Na visão da especialista, decisões como esta demonstram a evolução do Judiciário. “Muitos magistrados já não tratam mais os animais domésticos como propriedade privada, reconhecendo proteção aos interesses dos animais.”
Apesar disso, ela pondera: “Na ausência de uma base legislativa explícita, alguns tribunais esquivam-se de decisões avançadas e, por isso, aguarda-se o reconhecimento expresso do Código Civil.”
“Magistrados preocupados com a vida digna do animal reconhecem a sua importância e aguçam o interesse do Legislativo em propor e aprovar leis cada vez mais protetivas baseadas no respeito e consideração moral. O Poder Judiciário vem abrindo passagem, firmando posição e encorajando novas decisões progressistas e sensíveis à causa animal”, avalia.
De acordo com a professora, a sociedade brasileira vem recepcionando cada vez melhor as decisões judiciais que têm reconhecido a constituição de distintos núcleos familiares diversos da entidade familiar tradicional. “O Direito e a sociedade contemporânea já reconhecem os vínculos fundados no afeto, o qual representa solidariedade, carinho, lealdade, proteção, apego e etc.”

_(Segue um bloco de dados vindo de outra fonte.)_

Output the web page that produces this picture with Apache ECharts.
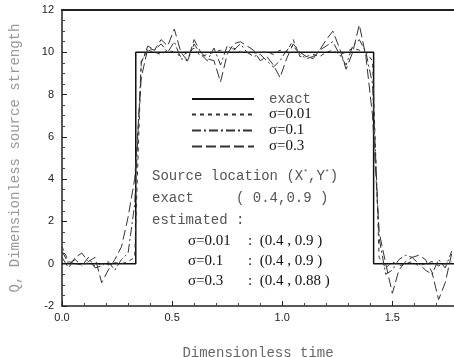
<!DOCTYPE html>
<html>
<head>
<meta charset="utf-8">
<script src="https://cdn.jsdelivr.net/npm/echarts@6/dist/echarts.min.js"></script>
<style>
  html, body { margin: 0; padding: 0; background: #fff; }
  #chart { width: 454px; height: 357px; }
</style>
</head>
<body>
<div id="chart"></div>
<script>
// time grid of the estimated curves (step 0.03)
const timeGrid = [0.00, 0.03, 0.06, 0.09, 0.12, 0.15, 0.18, 0.21, 0.24, 0.27,
  0.30, 0.33, 0.36, 0.39, 0.42, 0.45, 0.48, 0.51, 0.54, 0.57,
  0.60, 0.63, 0.66, 0.69, 0.72, 0.75, 0.78, 0.81, 0.84, 0.87,
  0.90, 0.93, 0.96, 0.99, 1.02, 1.05, 1.08, 1.11, 1.14, 1.17,
  1.20, 1.23, 1.26, 1.29, 1.32, 1.35, 1.38, 1.41, 1.44, 1.47,
  1.50, 1.53, 1.56, 1.59, 1.62, 1.65, 1.68, 1.71, 1.74, 1.77]

// exact source strength (step function)
const exactTime = [0, 0.335, 0.335, 1.415, 1.415, 1.78]
const exactValue = [0, 0, 10, 10, 0, 0]

const sigma001 = [0.8, 0.1, 0.0, -0.05, 0.05, -0.1, 0.0, -0.05, 0.05, 0.0,
  0.1, 0.3, 9.6, 10.1, 10.0, 9.9, 10.1, 10.0, 9.8, 10.0,
  10.2, 9.8, 9.9, 10.0, 10.1, 10.0, 10.2, 10.0, 10.0, 9.95,
  10.0, 10.0, 9.9, 10.1, 10.0, 10.6, 9.8, 9.8, 9.9, 9.8,
  10.0, 10.1, 9.9, 10.0, 10.2, 10.1, 10.0, 9.6, 0.3, -0.2,
  0.1, -0.1, 0.0, 0.1, -0.1, 0.0, 0.1, -0.1, 0.0, 0.1]

const sigma01 = [0.6, 0.0, 0.2, -0.1, 0.3, -0.2, -0.1, 0.1, -0.3, 0.2,
  0.5, 2.8, 9.5, 10.3, 10.1, 10.4, 10.0, 10.5, 9.7, 9.6,
  10.4, 9.9, 9.6, 10.2, 9.4, 10.3, 10.1, 10.4, 10.0, 9.8,
  9.9, 9.6, 9.3, 9.6, 10.1, 10.3, 9.9, 9.7, 9.8, 10.1,
  10.3, 10.5, 9.9, 9.4, 10.3, 10.6, 10.0, 8.5, 1.2, -0.5,
  -0.3, 0.2, 0.4, 0.3, 0.0, -0.3, -0.5, 0.2, -0.2, 0.6]

const sigma03 = [0.3, -0.2, 0.3, 0.5, 0.1, 0.3, -0.9, -0.3, 0.2, 0.8,
  2.2, 4.0, 8.8, 10.2, 10.1, 10.6, 10.3, 11.1, 10.0, 9.6,
  10.6, 10.0, 9.7, 9.6, 8.6, 9.9, 10.4, 10.5, 10.3, 10.1,
  9.6, 9.8, 9.4, 8.8, 9.7, 10.4, 10.0, 9.8, 9.7, 10.1,
  10.6, 11.0, 10.2, 9.2, 10.0, 11.3, 9.8, 7.0, 1.5, 0.0,
  -1.4, -0.3, 0.1, 0.3, 0.4, 0.2, -0.4, -1.7, -0.9, 0.5]

const xTicks = [0, 0.5, 1.0, 1.5]
const yTicks = [-2, 0, 2, 4, 6, 8, 10, 12]

const pairs = (xs, ys) => xs.map((x, i) => [x, ys[i]])

const mono = '"Liberation Mono", "DejaVu Sans Mono", monospace'
const serif = '"Liberation Serif", "DejaVu Serif", serif'
const sans = '"Liberation Sans", Arial, sans-serif'

const chart = echarts.init(document.getElementById('chart'))

const option = {
  backgroundColor: '#ffffff',
  animation: false,
  grid: {
    left: 62,
    right: 0,
    top: 10,
    bottom: 51,
    containLabel: false,
    outerBoundsMode: 'none'
  },
  xAxis: [
    {
      type: 'value',
      min: 0,
      max: 1.78,
      interval: 0.5,
      name: 'Dimensionless time',
      nameLocation: 'middle',
      nameGap: 40,
      nameTextStyle: { fontFamily: mono, fontSize: 14, color: '#666' },
      axisLine: { show: true, onZero: false, lineStyle: { color: '#222', width: 1.5 } },
      axisTick: { show: true, inside: true, length: 5, lineStyle: { color: '#222' } },
      minorTick: { show: true, splitNumber: 5, length: 3, lineStyle: { color: '#444' } },
      splitLine: { show: false },
      axisLabel: {
        color: '#222',
        fontFamily: sans,
        fontSize: 11,
        margin: 6,
        showMaxLabel: false,
        formatter: v => (xTicks.includes(v) ? v.toFixed(1) : '')
      }
    },
    {
      type: 'value',
      position: 'top',
      min: 0,
      max: 1.78,
      axisLine: { show: true, onZero: false, lineStyle: { color: '#222', width: 2 } },
      axisTick: { show: false },
      axisLabel: { show: false },
      splitLine: { show: false }
    }
  ],
  yAxis: {
    type: 'value',
    min: -2,
    max: 12,
    interval: 2,
    name: 'Q, Dimensionless source strength',
    nameLocation: 'middle',
    nameGap: 40,
    nameTextStyle: { fontFamily: mono, fontSize: 14, color: '#999' },
    axisLine: { show: true, onZero: false, lineStyle: { color: '#222', width: 1.5 } },
    axisTick: { show: true, inside: true, length: 5, lineStyle: { color: '#222' } },
    minorTick: { show: true, splitNumber: 4, length: 3, lineStyle: { color: '#444' } },
    splitLine: { show: false },
    axisLabel: {
      color: '#222',
      fontFamily: sans,
      fontSize: 11,
      margin: 8,
      formatter: v => (yTicks.includes(v) ? String(v) : '')
    }
  },
  legend: {
    show: true,
    orient: 'vertical',
    left: 186,
    top: 87,
    itemWidth: 62,
    itemHeight: 12,
    itemGap: 1,
    itemStyle: { opacity: 0 },
    data: [
      { name: 'exact', textStyle: { fontFamily: mono, fontSize: 14, color: '#555', padding: [0, 0, 0, 10] } },
      { name: 'σ=0.01', textStyle: { fontFamily: serif, fontSize: 15, color: '#111', padding: [0, 0, 0, 10] } },
      { name: 'σ=0.1', textStyle: { fontFamily: serif, fontSize: 15, color: '#111', padding: [0, 0, 0, 10] } },
      { name: 'σ=0.3', textStyle: { fontFamily: serif, fontSize: 15, color: '#111', padding: [0, 0, 0, 10] } }
    ]
  },
  series: [
    {
      name: 'exact',
      type: 'line',
      symbol: 'none',
      lineStyle: { color: '#111', width: 1.5, type: 'solid' },
      itemStyle: { color: '#111' },
      data: pairs(exactTime, exactValue)
    },
    {
      name: 'σ=0.01',
      type: 'line',
      symbol: 'none',
      lineStyle: { color: '#333', width: 1, type: [4, 4] },
      itemStyle: { color: '#333' },
      data: pairs(timeGrid, sigma001)
    },
    {
      name: 'σ=0.1',
      type: 'line',
      symbol: 'none',
      lineStyle: { color: '#333', width: 1, type: [9, 3, 2, 3] },
      itemStyle: { color: '#333' },
      data: pairs(timeGrid, sigma01)
    },
    {
      name: 'σ=0.3',
      type: 'line',
      symbol: 'none',
      lineStyle: { color: '#333', width: 1, type: [10, 4] },
      itemStyle: { color: '#333' },
      data: pairs(timeGrid, sigma03)
    }
  ],
  graphic: [
    {
      type: 'text',
      left: 152,
      top: 168,
      style: {
        text: 'Source location ({a|X}{s|*},{a|Y}{s|*})',
        fontFamily: mono,
        fontSize: 14,
        fill: '#555',
        rich: {
          a: { fontFamily: mono, fontSize: 14, fill: '#555' },
          s: { fontFamily: mono, fontSize: 8, fill: '#555', verticalAlign: 'top', padding: [0, 0, 8, 0] }
        }
      }
    },
    {
      type: 'text',
      left: 152,
      top: 191,
      style: { text: 'exact     ( 0.4,0.9 )', fontFamily: mono, fontSize: 14, fill: '#555' }
    },
    {
      type: 'text',
      left: 152,
      top: 213,
      style: { text: 'estimated :', fontFamily: mono, fontSize: 14, fill: '#555' }
    },
    {
      type: 'text',
      left: 188,
      top: 234,
      style: { text: 'σ=0.01', fontFamily: serif, fontSize: 15, fill: '#111' }
    },
    {
      type: 'text',
      left: 188,
      top: 254,
      style: { text: 'σ=0.1', fontFamily: serif, fontSize: 15, fill: '#111' }
    },
    {
      type: 'text',
      left: 188,
      top: 274,
      style: { text: 'σ=0.3', fontFamily: serif, fontSize: 15, fill: '#111' }
    },
    {
      type: 'text',
      left: 248,
      top: 234,
      style: { text: ':  (0.4 , 0.9 )', fontFamily: serif, fontSize: 15, fill: '#111' }
    },
    {
      type: 'text',
      left: 248,
      top: 254,
      style: { text: ':  (0.4 , 0.9 )', fontFamily: serif, fontSize: 15, fill: '#111' }
    },
    {
      type: 'text',
      left: 248,
      top: 274,
      style: { text: ':  (0.4 , 0.88 )', fontFamily: serif, fontSize: 15, fill: '#111' }
    }
  ]
}

chart && chart.setOption(option)
</script>
</body>
</html>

“As pessoas têm liberdade e autonomia para constituir o tipo de família que melhor lhe agradar em busca da sua felicidade. Assim, surge a família multiespécie como uma das formas de família, demonstrando que seus integrantes humanos podem estar ligados afetivamente a um animal de estimação, o qual pode ser visto como membro da família”, comenta.
Ela afirma que o Direito de Família contemporâneo corrobora com a Constituição Federal quando esta garante a proteção da família. “Além da guarda compartilhada, diversos outros direitos já vêm sendo reconhecidos judicialmente, como o direito a alimentos, direito à visitação, direito a viajar em aeronaves com seus tutores e transporte em metrô e ônibus públicos, entre outros.”
“Sou tutora de um maltês chamado Michel e reconheço o valor precioso que o animal de estimação tem para as pessoas. Contudo, devemos ressaltar que o animal merece proteção jurídica, não porque serve ao homem, mas por distinguirmos que tem valor por si próprio”, frisa.
Com a compreensão do vínculo existente entre homem e animal pela sociedade, conclui Tereza Vieira, que o Poder Judiciário vem reconhecendo a importância das novas configurações da família multiespécie e contribuído para o amadurecimento ético da população.